Right-Sizing Guide
Most cloud workloads are over-provisioned. Matching instance types to actual resource consumption is the single highest-impact optimization, typically saving 20-40% with no performance degradation.
Utilization Thresholds
Recommended action based on average resource utilization over a 14-day observation period.
| CPU Utilization | Memory Utilization | Recommendation | Action |
|---|---|---|---|
| Below 10% | Below 20% | Severely over-provisioned | Downsize 2+ instance sizes or consolidate |
| 10-30% | 20-40% | Over-provisioned | Downsize 1 instance size |
| 30-70% | 40-80% | Well-sized | No change needed |
| Above 70% | Above 80% | Under-provisioned | Upsize or enable auto-scaling |
Savings Estimate by Over-Provisioning Level
Estimated monthly savings for a fleet of 20 general-purpose instances (m7i.xlarge baseline at $0.2016/hr).
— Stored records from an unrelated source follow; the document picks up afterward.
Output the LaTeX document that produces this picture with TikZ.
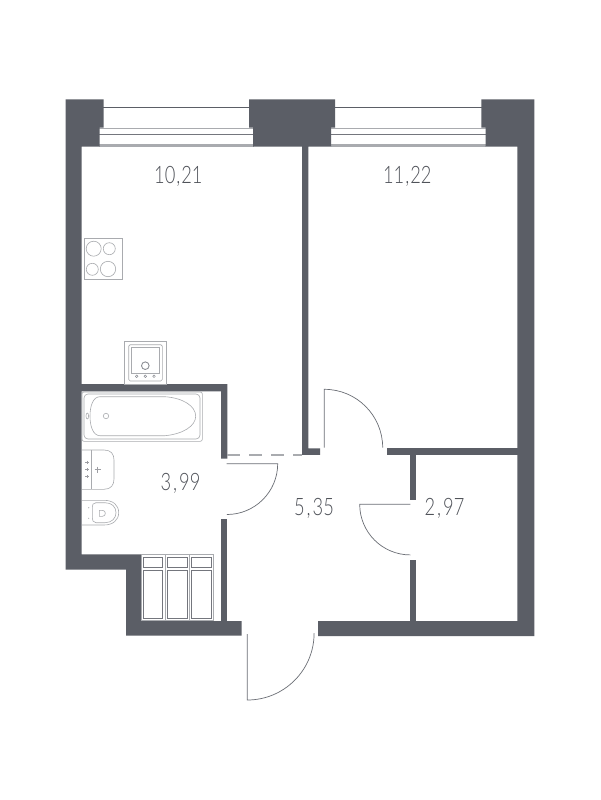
\documentclass[tikz,border=0pt]{standalone}
\usepackage{fontspec}
\setmainfont[FakeStretch=0.76]{Lato Light}
\definecolor{wallc}{HTML}{5B5E66}
\definecolor{fixc}{HTML}{A9ABAF}
\definecolor{textc}{HTML}{4F5259}
\newcommand{\areacomma}[1]{\kern#1pt,\kern#1pt\relax}
\tikzset{
  wall/.style={fill=wallc,draw=none},
  doorline/.style={draw=wallc!90,line width=0.7pt},
  fixture/.style={draw=fixc,line width=0.6pt,fill=white},
  fixdark/.style={draw=wallc!85,line width=0.9pt,fill=white},
  area/.style={text=textc,font=\fontsize{24}{24}\selectfont,inner sep=0pt}
}
\begin{document}
\begin{tikzpicture}[x=1pt,y=-1pt]
\useasboundingbox[fill=white] (0,0) rectangle (600,800);
% windows
\draw[wallc,line width=1pt] (103,107.3) -- (250,107.3) (334,107.3) -- (482,107.3);
\foreach \a/\b in {99/254,331/486}{
  \fill[fixc] (\a,127.6) rectangle (\b,129);
  \fill[wallc!85] (\a,133.7) rectangle (\b,135);
  \fill[fixc] (\a,144.4) rectangle (\b,146.7);
}
% outer walls and piers
\fill[wall] (65.7,99.4) -- (103.7,99.4) -- (103.7,127.7) -- (99.7,127.7) -- (99.7,146.7) -- (81.6,146.7)
  -- (81.6,554.3) -- (141,554.3) -- (141,621) -- (241.7,621) -- (241.7,635.5) -- (126,635.5) -- (126,569.5) -- (65.7,569.5) -- cycle;
\fill[wall] (249,99.4) -- (335,99.4) -- (335,127.7) -- (331,127.7) -- (331,146.7) -- (308.4,146.7)
  -- (308.4,448.3) -- (320,448.3) -- (320,454.8) -- (302.2,454.8) -- (302.2,146.7) -- (253,146.7) -- (253,127.7) -- (249,127.7) -- cycle;
\fill[wall] (481.3,99.4) -- (534.3,99.4) -- (534.3,636) -- (318,636) -- (318,621) -- (517.3,621) -- (517.3,146.7) -- (485.7,146.7) -- (485.7,127.7) -- (481.3,127.7) -- cycle;
% inner walls
\fill[wall] (81,384) -- (227.3,384) -- (227.3,458.7) -- (221.2,458.7) -- (221.2,391.3) -- (81,391.3) -- cycle;
\fill[wall] (221.2,519.3) rectangle (227.2,622);
\fill[wall] (387,448.3) rectangle (518,454.8);
\fill[wall] (410.3,454) rectangle (416.2,500);
\fill[wall] (410.3,560.3) rectangle (416.2,622);
% dashed opening
\draw[fixc,line width=1.3pt,dash pattern=on 13pt off 9pt] (227.3,455) -- (302,455);
% doors
\draw[doorline] (226.7,463.7) -- (277.7,463.7) arc[start angle=0,end angle=90,radius=50.8];
\draw[doorline] (324.3,447.7) -- (324.3,389.3) arc[start angle=-90,end angle=0,radius=58.4];
\draw[doorline] (410.3,504.3) -- (359.7,504.3) arc[start angle=180,end angle=90,radius=50.6];
\draw[doorline] (247.3,634) -- (247.3,700) arc[start angle=90,end angle=0,radius=66.8];
% hob
\draw[fixture] (84,238.3) rectangle (122,279.7);
\draw[fixture] (93.7,248.7) circle[radius=7.5] (109.3,248.7) circle[radius=6] (92.3,269.3) circle[radius=6] (108,269) circle[radius=7.7];
% kitchen sink
\draw[fixture] (124.3,341.3) rectangle (166.7,384);
\draw[fixture,rounded corners=1.5pt] (128.7,344.7) rectangle (162.3,381);
\draw[fixture] (131.3,347) rectangle (159.3,373.3);
\draw[fixture,draw=wallc!70,line width=0.9pt] (145.3,365.7) circle[radius=3.8];
\foreach \x in {136.7,145.3,154}{\draw[fixture,draw=wallc!70,line width=0.5pt] (\x,376.3) circle[radius=1.3];}
% bath
\draw[fixture,rounded corners=2pt] (82,392) rectangle (202.3,441.3);
\draw[fixture,rounded corners=4pt] (84,394) rectangle (200,439);
\draw[fixture] (100,396.7) -- (165,396.7) .. controls (183,398) and (195.7,406) .. (195.7,416.2)
  .. controls (195.7,426) and (183,434) .. (165,435.7) -- (100,435.7) .. controls (93,435.7) and (90,426) .. (90,416.2)
  .. controls (90,406) and (93,396.7) .. (100,396.7) -- cycle;
\draw[fixture] (106,416) circle[radius=2.7];
\draw[fixture] (87.3,416) ellipse[x radius=1.3,y radius=3];
% wash basin
\draw[fixture] (82,450) -- (104,450) .. controls (111,450) and (114,454) .. (114,460) -- (114,479)
  .. controls (114,485) and (111,489.3) .. (104,489.3) -- (82,489.3);
\draw[fixture] (91,450) -- (91,489.3);
\foreach \y in {462.3,469.7,476.7}{\draw[wallc!60,line width=0.8pt] (85.3,\y) -- (88.7,\y) (87,\y-1.7) -- (87,\y+1.7);}
\draw[wallc!60,line width=1.3pt] (94.5,469.7) -- (101,469.7) (97.7,466.5) -- (97.7,473);
% toilet
\draw[fixture] (82,500.3) -- (104,500.3) .. controls (113,500.3) and (118.7,505) .. (118.7,512.7)
  .. controls (118.7,520) and (113,525) .. (104,525) -- (82,525);
\draw[fixture] (96,502.7) -- (105,502.7) .. controls (112,502.7) and (116,507) .. (116,512.7)
  .. controls (116,518) and (112,522.7) .. (105,522.7) -- (96,522.7) .. controls (93,522.7) and (92.3,520) .. (92.3,518) -- (92.3,507)
  .. controls (92.3,505) and (93,502.7) .. (96,502.7) -- cycle;
\draw[fixc,line width=0.6pt] (99.3,510.3) -- (102.5,510.3) .. controls (104.5,510.3) and (105.3,512) .. (105.3,513.3)
  .. controls (105.3,515) and (104.5,516.3) .. (102.5,516.3) -- (99.3,516.3) -- cycle;
\fill[fixc] (88.7,507.7) circle[radius=0.6] (88.7,518.3) circle[radius=0.6];
% closets
\draw[fixture] (141,554.3) rectangle (213.3,620.6);
\draw[fixc,line width=0.9pt] (165,554.3) -- (165,620.6) (189,554.3) -- (189,620.6);
\foreach \a/\b in {143.3/162.7,167.3/187,191.3/211}{
  \draw[fixdark] (\a,557.3) rectangle (\b,567.3);
  \draw[fixdark] (\a,570.3) rectangle (\b,618.3);
}
% area labels
\node[area] (kitchen) at (178.4,176.5) {10\areacomma{1}21};
\node[area] (room) at (407.3,176.5) {11\areacomma{1}22};
\node[area] (bath) at (180.5,483.5) {3\areacomma{2}99};
\node[area] (hall) at (314,508.5) {5\areacomma{2}35};
\node[area] (store) at (444.5,508.5) {2\areacomma{2}97};
\end{tikzpicture}
\end{document}
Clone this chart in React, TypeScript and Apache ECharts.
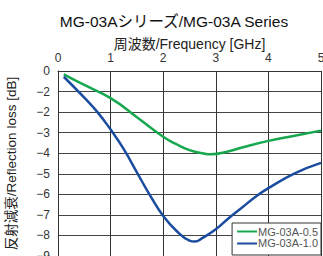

| Over-Provisioning | Current Cost/mo | Right-Sized To | New Cost/mo | Monthly Savings | % Saved |
|---|---|---|---|---|---|
| 2x (50% idle CPU) | $2,903 | m7i.large | $1,452 | $1,451 | 50% |
| 4x (75% idle CPU) | $5,806 | m7i.large | $1,452 | $4,354 | 75% |
| Wrong family (GPU unused) | $14,832 | m7i.xlarge | $2,903 | $11,929 | 80% |
Container Resource Limits
Kubernetes Requests vs Limits
Set resource requests to the P95 actual usage (from metrics). Set limits to 2x requests as a safety margin. Pods with requests significantly below limits waste cluster capacity since the scheduler reserves based on requests.
Vertical Pod Autoscaler (VPA)
VPA automatically adjusts container resource requests based on observed usage. Run in recommendation mode first to review suggestions before enabling auto-updates. Avoid using VPA and HPA simultaneously on CPU metrics.
Auto-Scaling Configuration
Target Tracking
Set CPU target to 50-70% for web workloads. This provides headroom for traffic spikes while keeping average utilization in the well-sized range. Use custom metrics (request latency, queue depth) when CPU is not the bottleneck.
Scale-Down Cooldowns
Set scale-down cooldowns to 5-10 minutes to avoid flapping. AWS ASG default is 300s. GCP MIG default is 10 minutes. Aggressive scale-down saves money but risks capacity shortages during bursty traffic.
Scheduled Scaling
For predictable traffic patterns (business hours, batch jobs), schedule capacity changes instead of relying solely on reactive scaling. Pre-warm capacity 10-15 minutes before expected load increases.
Cluster Autoscaler
Kubernetes Cluster Autoscaler adds/removes nodes based on pending pods. Configure over-provisioning with a low-priority pause pod to maintain a buffer of 1-2 spare nodes, reducing scale-up latency from minutes to seconds.